====== INFORMATION PROVIDED

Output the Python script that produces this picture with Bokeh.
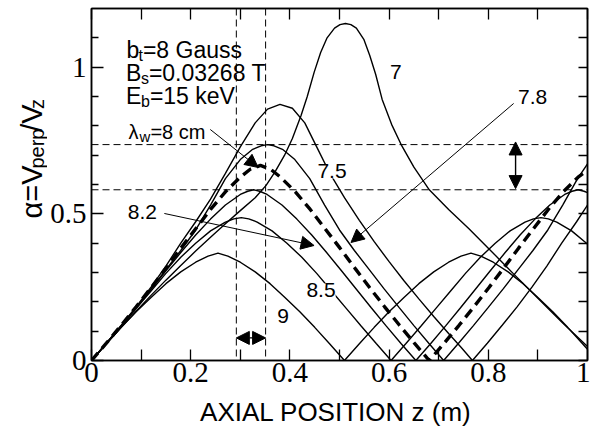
import numpy as np
from bokeh.plotting import figure
from bokeh.layouts import row
from bokeh.models import (Range1d, LinearAxis, FixedTicker, CustomJSTickFormatter,
                          Label, Arrow, NormalHead, Span)
from bokeh.embed import file_html
from bokeh.resources import INLINE

# ---------------- data ----------------
x_major = [0, 0.2, 0.4, 0.6, 0.8, 1]
x_minor = [0.1, 0.3, 0.5, 0.7, 0.9]
x_all = [0, 0.1, 0.2, 0.3, 0.4, 0.5, 0.6, 0.7, 0.8, 0.9, 1]
y_major = [0, 0.5, 1]
y_minor = [0.1, 0.2, 0.3, 0.4, 0.6, 0.7, 0.8, 0.9, 1.1]
y_all = [0, 0.1, 0.2, 0.3, 0.4, 0.5, 0.6, 0.7, 0.8, 0.9, 1, 1.1]

# lambda_w = 9 cm
z_9 = [0, 0.03, 0.06, 0.09, 0.12, 0.15, 0.18, 0.21, 0.235, 0.255, 0.275, 0.30, 0.33, 0.36, 0.39,
       0.42, 0.45, 0.48, 0.51, 0.54, 0.57, 0.60, 0.63, 0.66, 0.69, 0.72, 0.745, 0.765, 0.785,
       0.81, 0.84, 0.87, 0.90, 0.93, 0.96, 0.99, 1.0]
a_9 = [0, 0.057, 0.113, 0.166, 0.215, 0.262, 0.302, 0.335, 0.356, 0.366, 0.356, 0.335, 0.302,
       0.262, 0.215, 0.166, 0.113, 0.057, 0, 0.057, 0.113, 0.166, 0.215, 0.262, 0.302, 0.335,
       0.356, 0.366, 0.356, 0.335, 0.302, 0.262, 0.215, 0.166, 0.113, 0.057, 0.038]
# lambda_w = 8.5 cm
z_85 = [0, 0.03, 0.06, 0.09, 0.12, 0.15, 0.18, 0.21, 0.24, 0.27, 0.287, 0.302, 0.317, 0.334,
        0.364, 0.394, 0.424, 0.454, 0.484, 0.514, 0.544, 0.574, 0.604, 0.634, 0.664, 0.694,
        0.724, 0.754, 0.784, 0.814, 0.844, 0.874, 0.891, 0.906, 0.921, 0.938, 0.968, 0.998, 1.0]
a_85 = [0, 0.058, 0.117, 0.177, 0.237, 0.297, 0.352, 0.400, 0.442, 0.472, 0.483, 0.487, 0.483,
        0.472, 0.442, 0.400, 0.352, 0.297, 0.237, 0.177, 0.117, 0.058, 0, 0.058, 0.117, 0.177,
        0.237, 0.297, 0.352, 0.400, 0.442, 0.472, 0.483, 0.487, 0.483, 0.472, 0.442, 0.400, 0.397]
# lambda_w = 8.2 cm
z_82 = [0, 0.03, 0.06, 0.09, 0.12, 0.15, 0.18, 0.21, 0.24, 0.27, 0.30, 0.315, 0.327, 0.339,
        0.354, 0.384, 0.414, 0.444, 0.474, 0.504, 0.534, 0.564, 0.594, 0.624, 0.654, 0.684,
        0.714, 0.744, 0.774, 0.804, 0.834, 0.864, 0.894, 0.924, 0.954, 0.969, 0.981, 0.993, 1.0]
a_82 = [0, 0.058, 0.118, 0.180, 0.243, 0.306, 0.368, 0.428, 0.482, 0.530, 0.566, 0.577, 0.582,
        0.577, 0.566, 0.530, 0.482, 0.428, 0.368, 0.306, 0.243, 0.180, 0.118, 0.058, 0, 0.058,
        0.118, 0.180, 0.243, 0.306, 0.368, 0.428, 0.482, 0.530, 0.566, 0.577, 0.582, 0.577, 0.572]
# lambda_w = 8 cm (dashed)
z_8 = [0, 0.03, 0.06, 0.09, 0.12, 0.15, 0.18, 0.21, 0.24, 0.27, 0.30, 0.32, 0.3405, 0.361,
       0.381, 0.411, 0.441, 0.471, 0.501, 0.531, 0.561, 0.591, 0.621, 0.651, 0.681, 0.711,
       0.741, 0.771, 0.801, 0.831, 0.861, 0.891, 0.921, 0.951, 0.981, 1.0]
a_8 = [0, 0.059, 0.12, 0.183, 0.248, 0.315, 0.383, 0.449, 0.515, 0.575, 0.625, 0.652, 0.665,
       0.652, 0.625, 0.575, 0.515, 0.449, 0.383, 0.315, 0.248, 0.183, 0.12, 0.059, 0, 0.059,
       0.12, 0.183, 0.248, 0.315, 0.383, 0.449, 0.515, 0.575, 0.625, 0.648]
# lambda_w = 7.8 cm
z_78 = [0, 0.03, 0.06, 0.09, 0.12, 0.15, 0.18, 0.21, 0.24, 0.27, 0.30, 0.325, 0.342, 0.355,
        0.368, 0.385, 0.41, 0.44, 0.47, 0.50, 0.53, 0.56, 0.59, 0.62, 0.65, 0.68, 0.71, 0.74,
        0.77, 0.80, 0.83, 0.86, 0.89, 0.92, 0.95, 0.98, 1.0]
a_78 = [0, 0.059, 0.119, 0.181, 0.244, 0.31, 0.375, 0.445, 0.53, 0.62, 0.685, 0.72, 0.732,
        0.736, 0.732, 0.72, 0.685, 0.62, 0.53, 0.445, 0.375, 0.31, 0.244, 0.181, 0.119, 0.059,
        0, 0.059, 0.119, 0.181, 0.244, 0.31, 0.375, 0.445, 0.53, 0.62, 0.67]
# lambda_w = 7.5 cm
z_75 = [0, 0.03, 0.06, 0.09, 0.12, 0.15, 0.18, 0.21, 0.24, 0.27, 0.30, 0.33, 0.355, 0.38,
        0.405, 0.43, 0.455, 0.48, 0.51, 0.54, 0.57, 0.60, 0.63, 0.66, 0.69, 0.72, 0.745, 0.768,
        0.798, 0.828, 0.858, 0.888, 0.918, 0.948, 0.978, 1.0]
a_75 = [0, 0.059, 0.12, 0.183, 0.25, 0.322, 0.4, 0.473, 0.55, 0.638, 0.728, 0.81, 0.857, 0.873,
        0.86, 0.81, 0.725, 0.64, 0.555, 0.478, 0.405, 0.337, 0.272, 0.21, 0.15, 0.092, 0.045, 0,
        0.059, 0.12, 0.183, 0.25, 0.322, 0.4, 0.473, 0.53]
# lambda_w = 7 cm
z_7 = [0, 0.03, 0.06, 0.09, 0.12, 0.15, 0.18, 0.21, 0.24, 0.27, 0.30, 0.33, 0.352, 0.37, 0.389,
       0.405, 0.4225, 0.435, 0.449, 0.462, 0.475, 0.49, 0.501, 0.512, 0.523, 0.534, 0.549, 0.561,
       0.573, 0.586, 0.605, 0.624, 0.65, 0.681, 0.72, 0.761, 0.80, 0.85, 0.90, 0.95, 1.0]
a_7 = [0, 0.057, 0.113, 0.168, 0.222, 0.274, 0.324, 0.373, 0.42, 0.466, 0.511, 0.555, 0.597,
       0.643, 0.699, 0.757, 0.835, 0.9, 0.983, 1.05, 1.1, 1.133, 1.145, 1.149, 1.145, 1.133,
       1.095, 1.04, 0.975, 0.89, 0.805, 0.737, 0.659, 0.582, 0.515, 0.449, 0.383, 0.297, 0.212,
       0.128, 0.048]

guide_alpha = [0.736, 0.582]      # horizontal dashed guides
guide_z = [0.292, 0.351]          # vertical dashed guides

SANS = "Liberation Sans"
SERIF = "Liberation Serif"
W1 = 47  # width of the strip holding the rotated y title


def X(px):
    return (px - 90) / 497.0


def Y(py):
    return (360 - py) / 293.3


p = figure(width=590 - W1, height=431, output_backend="svg", toolbar_location=None,
           x_range=Range1d(0, 1), y_range=Range1d(0, 1.2),
           min_border_left=90 - W1, min_border_right=3, min_border_top=8, min_border_bottom=71)
p.grid.visible = False
p.outline_line_color = "black"
p.outline_line_width = 1.5
p.background_fill_color = "white"
p.border_fill_color = "white"

fmt = CustomJSTickFormatter(code="return String(tick);")


def style_axis(ax, ticker, major_len, minor_len, labels):
    ax.ticker = ticker
    ax.axis_line_color = "black"
    ax.axis_line_width = 1.5
    ax.major_tick_line_color = "black"
    ax.minor_tick_line_color = "black"
    ax.major_tick_line_width = 1.3
    ax.minor_tick_line_width = 1.3
    ax.major_tick_in = major_len
    ax.major_tick_out = 0
    ax.minor_tick_in = minor_len
    ax.minor_tick_out = 0
    if labels:
        ax.formatter = fmt
        ax.major_label_text_font = SERIF
        ax.major_label_text_font_size = "29px"
        ax.major_label_text_color = "black"
    else:
        ax.major_label_standoff = 0


xa = p.xaxis[0]
style_axis(xa, FixedTicker(ticks=x_major, minor_ticks=x_minor), 11, 11, True)
xa.major_label_standoff = 2
xa.axis_label = "AXIAL POSITION  z (m)"
xa.axis_label_text_font = SANS
xa.axis_label_text_font_size = "26px"
xa.axis_label_text_font_style = "normal"
xa.axis_label_text_color = "black"
xa.axis_label_standoff = 12

ya = p.yaxis[0]
style_axis(ya, FixedTicker(ticks=y_major, minor_ticks=y_minor), 12, 7, True)
ya.major_label_standoff = 5

top = LinearAxis()
style_axis(top, FixedTicker(ticks=[], minor_ticks=x_all), 11, 11, False)
p.add_layout(top, "above")
right = LinearAxis()
style_axis(right, FixedTicker(ticks=[], minor_ticks=y_all), 9, 9, False)
p.add_layout(right, "right")

# guides
for g in guide_alpha:
    p.add_layout(Span(location=g, dimension="width", line_color="black",
                      line_width=1, line_dash="7 4"))
for g in guide_z:
    p.add_layout(Span(location=g, dimension="height", line_color="black",
                      line_width=1, line_dash="7 4"))

# curves
for zz, aa in [(z_9, a_9), (z_85, a_85), (z_82, a_82), (z_78, a_78), (z_75, a_75), (z_7, a_7)]:
    p.line(zz, aa, line_color="black", line_width=1.4)
p.line(z_8, a_8, line_color="black", line_width=3.4, line_dash="10 6")


def head():
    return NormalHead(size=13, fill_color="black", line_color="black", line_width=1)


def arrow(x0, y0, x1, y1, both=False, lw=1.0):
    p.add_layout(Arrow(start=head() if both else None, end=head(),
                       x_start=x0, y_start=y0, x_end=x1, y_end=y1,
                       line_color="black", line_width=lw))


# double arrows
arrow(0.855, 0.586, 0.855, 0.745, both=True, lw=1.4)
arrow(guide_z[0], 0.077, guide_z[1], 0.077, both=True, lw=1.4)
# leaders
arrow(X(163), Y(213), X(313), Y(245))
arrow(X(513), Y(103), X(350), Y(242))
arrow(X(209), Y(129), X(257), Y(167))


def lab(fig, txt, x, y, size, align="left", baseline="alphabetic", angle=0.0, bg=None):
    l = Label(x=x, y=y, text=txt, text_font=SANS, text_font_size=f"{size}px",
              text_align=align, text_baseline=baseline, angle=angle, text_color="black")
    if bg is not None:
        l.background_fill_color = bg
    fig.add_layout(l)


def plab(txt, px, py, size, align="left", baseline="alphabetic", bg=None):
    lab(p, txt, X(px), Y(py), size, align, baseline, 0.0, bg)


# curve labels
plab("7", 395, 72, 21, "center", "middle")
plab("7.5", 331, 171, 21, "center", "middle", bg="white")
plab("7.8", 532, 97, 21, "center", "middle")
plab("8.2", 141, 212, 21, "center", "middle")
plab("8.5", 320, 290, 21, "center", "middle", bg="white")
plab("9", 282, 316, 21, "center", "middle")

# parameter block
plab("b", 125, 50, 23)
plab("t", 137, 55, 16)
plab("=8 Gauss", 141.5, 50, 23)
plab("B", 124.5, 73, 23)
plab("s", 139.5, 78, 16)
plab("=0.03268 T", 147.5, 73, 23)
plab("E", 124.5, 96, 23)
plab("b", 139.5, 101, 16)
plab("=15 keV", 148.5, 96, 23)
plab("λ", 127, 132, 20)
plab("w", 138, 136, 15)
plab("=8 cm", 149, 132, 20)

# strip with the rotated y-axis title
ylab = figure(width=W1, height=431, output_backend="svg", toolbar_location=None,
              x_range=Range1d(0, W1), y_range=Range1d(0, 431),
              x_axis_type=None, y_axis_type=None,
              min_border=0, min_border_left=0, min_border_right=0,
              min_border_top=0, min_border_bottom=0)
ylab.grid.visible = False
ylab.outline_line_color = None
ylab.background_fill_color = "white"
ylab.border_fill_color = "white"

rot = np.pi / 2
lab(ylab, "α=V", 31, 431 - 257, 29, angle=rot)
lab(ylab, "perp", 36, 431 - 196, 20, angle=rot)
lab(ylab, "/V", 31, 431 - 151, 29, angle=rot)
lab(ylab, "z", 36, 431 - 123, 20, angle=rot)

layout = row(ylab, p, spacing=0)
open("out.html", "w").write(file_html(layout, INLINE))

============

> WHAT IS EXPECTED
Select and copy each line from the data that includes the word "with".

> RESPONSE
Output the Python script that produces this picture with Bokeh.
# strip with the rotated y-axis title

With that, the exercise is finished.